Note that you may assume that the sequence does not contain its limit points.

## @Asaf Karagila 2019-04-15 10:16:40

Okay. I sort of expected that to happen. What about the actual question?

## @Mohammad Golshani 2019-04-15 10:17:14

What is the question?

## @Asaf Karagila 2019-04-15 10:17:41

The part in the blockquote, rather than the "side question" below it? Specifically the part where we

dowant to assume that the sequence contain its limits. Maybe evenallof its limits.## @Mohammad Golshani 2019-04-15 10:18:17

Do you require SCH fails at $\kappa$ itself?

## @Asaf Karagila 2019-04-15 10:18:29

Yes. Of course.

## @Asaf Karagila 2019-04-15 12:46:27

Thanks! Why is there in issue with the case of $\theta=\omega_1$?

## @Asaf Karagila 2019-04-15 13:50:02

Also, let me see if I get the point. While probably a bit of an overkill, $o(\kappa)=\kappa^{++}+\theta+1$ gives us a violation at a limit of countable cofinality which is the limit of singulars of cofinality $\theta$ where SCH fails on a club. Right? So $o(\kappa)=\kappa^{++}+\omega_3+3$ would be the reasonable starting point for something of countable cofinality with a cofinal sequence of type $\omega^3$ (or $\omega^\omega$?) of points which are limits of points which are limits of points of failure of cofinality $\omega_3$ on a club?

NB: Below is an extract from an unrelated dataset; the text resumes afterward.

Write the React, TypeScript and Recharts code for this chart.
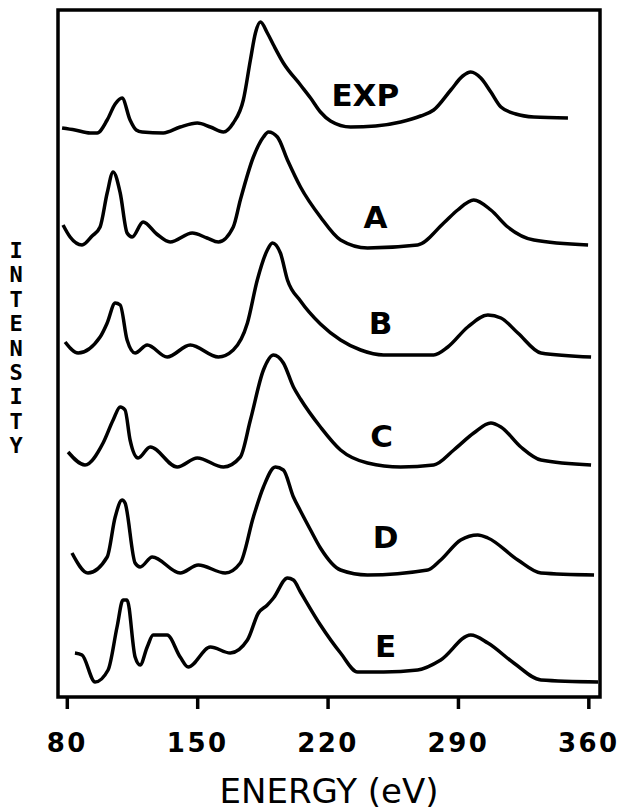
import { LineChart, Line, XAxis, YAxis, ReferenceArea, ReferenceDot } from 'recharts'

// energy axis (eV)
const ENERGY_TICKS = [80, 150, 220, 290, 360]
const ENERGY_DOMAIN: [number, number] = [75, 366]

// spectra: [energy eV, intensity above the spectrum's own baseline]
const expSpectrum = [
  [77.2, 5], [84.1, 3], [92.2, 0], [96.0, 0], [101.4, 13], [105.7, 29], [109.4, 35], [113.7, 13],
  [117.0, 3], [120.2, 1], [131.5, 0], [140.6, 6], [149.8, 10], [156.8, 6], [163.8, 1], [169.1, 10],
  [174.5, 33], [178.3, 73], [181.0, 100], [183.7, 111], [187.4, 100], [190.7, 88], [196.0, 70],
  [205.2, 48], [210.6, 35], [215.9, 21], [221.3, 12], [232.1, 6], [245.5, 7], [259.0, 11],
  [269.7, 17], [276.7, 23], [285.9, 43], [292.3, 57], [296.6, 61], [302.0, 55], [307.4, 41],
  [312.8, 26], [320.8, 19], [330.5, 16], [348.8, 15],
]
const calcA = [
  [77.7, 23], [81.5, 11], [87.9, 3], [93.3, 12], [97.6, 21], [101.4, 55], [104.6, 76], [108.4, 55],
  [112.1, 15], [114.8, 11], [120.7, 26], [128.0, 14], [135.2, 6], [147.1, 15], [155.0, 10],
  [161.1, 6], [169.1, 21], [172.9, 48], [179.9, 91], [185.3, 111], [188.0, 116], [192.8, 111],
  [198.2, 88], [205.2, 61], [215.9, 31], [226.7, 8], [241.2, 0], [268.1, 3], [282.1, 25],
  [289.6, 38], [298.2, 48], [307.4, 38], [316.5, 21], [330.5, 8], [359.6, 3],
]
const calcB = [
  [78.8, 15], [85.8, 4], [97.6, 20], [101.4, 34], [105.7, 54], [108.4, 52], [112.1, 17], [116.4, 4],
  [122.9, 12], [133.6, 0], [146.0, 12], [161.1, 0], [169.1, 7], [176.7, 34], [182.0, 77],
  [187.4, 107], [190.1, 114], [194.4, 104], [198.2, 77], [205.2, 56], [215.9, 33], [226.7, 17],
  [237.5, 7], [249.8, 2], [276.7, 2], [284.3, 10], [295.0, 30], [305.8, 42], [312.8, 39],
  [321.9, 24], [334.3, 4], [361.2, 0],
]
const calcC = [
  [80.4, 15], [89.5, 2], [99.2, 24], [104.6, 47], [108.4, 60], [111.0, 57], [113.7, 27], [118.0, 9],
  [124.5, 20], [139.0, 0], [149.8, 9], [163.8, 0], [172.9, 10], [178.3, 47], [185.3, 97],
  [190.7, 112], [196.0, 104], [201.4, 80], [205.2, 68], [215.9, 40], [226.7, 17], [241.2, 4],
  [259.0, 0], [276.7, 2], [287.5, 17], [298.2, 34], [307.4, 44], [312.8, 40], [323.5, 20],
  [334.3, 7], [361.2, 2],
]
const calcD = [
  [82.5, 22], [91.1, 2], [101.4, 18], [105.7, 58], [109.4, 75], [111.0, 72], [116.4, 12], [119.1, 8],
  [125.6, 18], [140.6, 2], [150.3, 10], [164.8, 2], [172.9, 12], [179.9, 58], [185.3, 88],
  [191.7, 108], [196.0, 105], [201.4, 78], [205.2, 64], [210.6, 45], [215.9, 27], [226.7, 5],
  [241.2, 0], [273.5, 5], [280.5, 15], [291.2, 35], [300.4, 40], [305.8, 37], [321.9, 15],
  [334.3, 2], [362.8, 0],
]
const calcE = [
  [84.1, 29], [87.9, 27], [94.9, 0], [101.9, 12], [106.7, 55], [109.9, 82], [112.1, 82], [116.4, 25],
  [119.1, 17], [122.9, 35], [126.1, 47], [133.6, 47], [140.6, 25], [144.9, 15], [156.8, 35],
  [167.5, 29], [176.7, 42], [182.6, 69], [187.4, 77], [190.7, 84], [198.2, 104], [201.4, 102],
  [205.2, 90], [215.9, 57], [226.7, 29], [235.9, 10], [249.8, 10], [268.1, 12], [280.5, 22],
  [296.6, 47], [305.8, 39], [319.7, 19], [334.3, 2], [365.0, 0],
]

const SPECTRUM_NAMES = ['EXP', 'A', 'B', 'C', 'D', 'E']
const SPECTRUM_POINTS = [expSpectrum, calcA, calcB, calcC, calcD, calcE]
// vertical offset of each trace in the stack
const BASELINES = [564, 449, 340, 230, 122, 15]

// where each trace name sits: [energy, stacked intensity]
const NAME_ANCHORS = [[240, 602], [245.5, 480], [248.2, 374], [248.7, 261], [250.9, 160], [250.9, 51]]

const FONT = '"DejaVu Sans", sans-serif'

const spectra = SPECTRUM_NAMES.map((name, i) => ({
  name,
  points: SPECTRUM_POINTS[i].map(([x, v]) => ({ x, y: v + BASELINES[i] })),
}))

export default function App() {
  return (
    <div style={{ position: 'relative', width: 617, height: 803 }}>
      <LineChart width={617} height={803} margin={{ top: 2, right: 25, bottom: 6, left: 50 }}>
        <XAxis
          dataKey="x"
          type="number"
          domain={ENERGY_DOMAIN}
          ticks={ENERGY_TICKS}
          allowDataOverflow
          axisLine={false}
          tickSize={12}
          tickMargin={25}
          height={108}
          tickLine={{ stroke: '#000', strokeWidth: 3.5 }}
          tick={{ fill: '#000', fontSize: 26, fontWeight: 700, fontFamily: FONT, letterSpacing: 2.5 }}
          label={{
            value: 'ENERGY (eV)',
            position: 'insideBottom',
            offset: 2,
            fill: '#000',
            fontSize: 34,
            fontFamily: FONT,
          }}
        />
        <YAxis hide type="number" domain={[0, 687]} allowDataOverflow />

        {/* plot frame */}
        <ReferenceArea
          x1={ENERGY_DOMAIN[0]}
          x2={ENERGY_DOMAIN[1]}
          y1={0}
          y2={687}
          fill="none"
          stroke="#000"
          strokeWidth={3.5}
          fillOpacity={0}
          strokeOpacity={1}
        />

        {spectra.map(s => (
          <Line
            key={s.name}
            data={s.points}
            dataKey="y"
            type="monotone"
            stroke="#000"
            strokeWidth={3.5}
            dot={false}
            activeDot={false}
            isAnimationActive={false}
          />
        ))}

        {spectra.map((s, i) => (
          <ReferenceDot
            key={`name-${s.name}`}
            x={NAME_ANCHORS[i][0]}
            y={NAME_ANCHORS[i][1]}
            r={0}
            stroke="none"
            fill="none"
            label={{
              value: s.name,
              position: 'center',
              fill: '#000',
              fontSize: 31,
              fontWeight: 700,
              fontFamily: FONT,
            }}
          />
        ))}
      </LineChart>

      {/* stacked vertical axis title */}
      <div
        style={{
          position: 'absolute',
          left: -5,
          top: 231,
          width: 26,
          textAlign: 'center',
          fontFamily: '"DejaVu Sans Mono", monospace',
          fontWeight: 700,
          fontSize: 22,
          lineHeight: '24.4px',
          color: '#000',
          pointerEvents: 'none',
        }}
      >
        {'INTENSITY'.split('').map((ch, i) => (
          <div key={i}>{ch}</div>
        ))}
      </div>
    </div>
  )
}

## @Mohammad Golshani 2019-04-16 04:12:41

About the case $\theta=\omega_1,$ I don't know why, maybe someone expert in inner model theory can say something about it (but maybe it is because then we have a club of order type $\omega_1$ all of whose points have countable cofinality, and for changing cofinality to $\omega$ we really do not need so much strength).

## @Mohammad Golshani 2019-04-16 04:18:36

I assume you say something like this: If for example $o(\kappa)=\kappa^+++\omega_3+3$, then first we can find a model with $2^\kappa=\kappa^{++}+o(\kappa)=\omega_3+3$. Then we can make $cf(\kappa)=\omega$ by a cofinal sequence $(\kappa_n: n<\omega)$ of point with $o(\kappa_n)=\omega_3+2.$ then we can add an $\omega$-sequence cofinal in each of these $\kappa_n$'s, say $(\kappa_{n, m}: m<\omega)$ consisting of points of $o(\kappa_{n, m})=\omega_3+1.$

## @Mohammad Golshani 2019-04-16 04:20:06

Repeat once more, and find the sequence $(\kappa_{n,m,l}: l<\omega)$, cofinal in $\kappa_{n, m}$ with $o(\kappa_{n, m, l})=\omega_3.$ Now apply Magidor's forcing to change the cofinality of each $\kappa_{n, m, l}$ to $\omega_3$.

## @Asaf Karagila 2019-04-16 06:31:13

Thanks again, Mohammad!

## @Mohammad Golshani 2019-04-17 04:50:18

You are welcome Asaf. I may say that you can do the first three steps of using Prikry forcing using Radin forcing to get a club of order type $\omega^3$, all of whose points have $o(\lambda)=\omega_3$.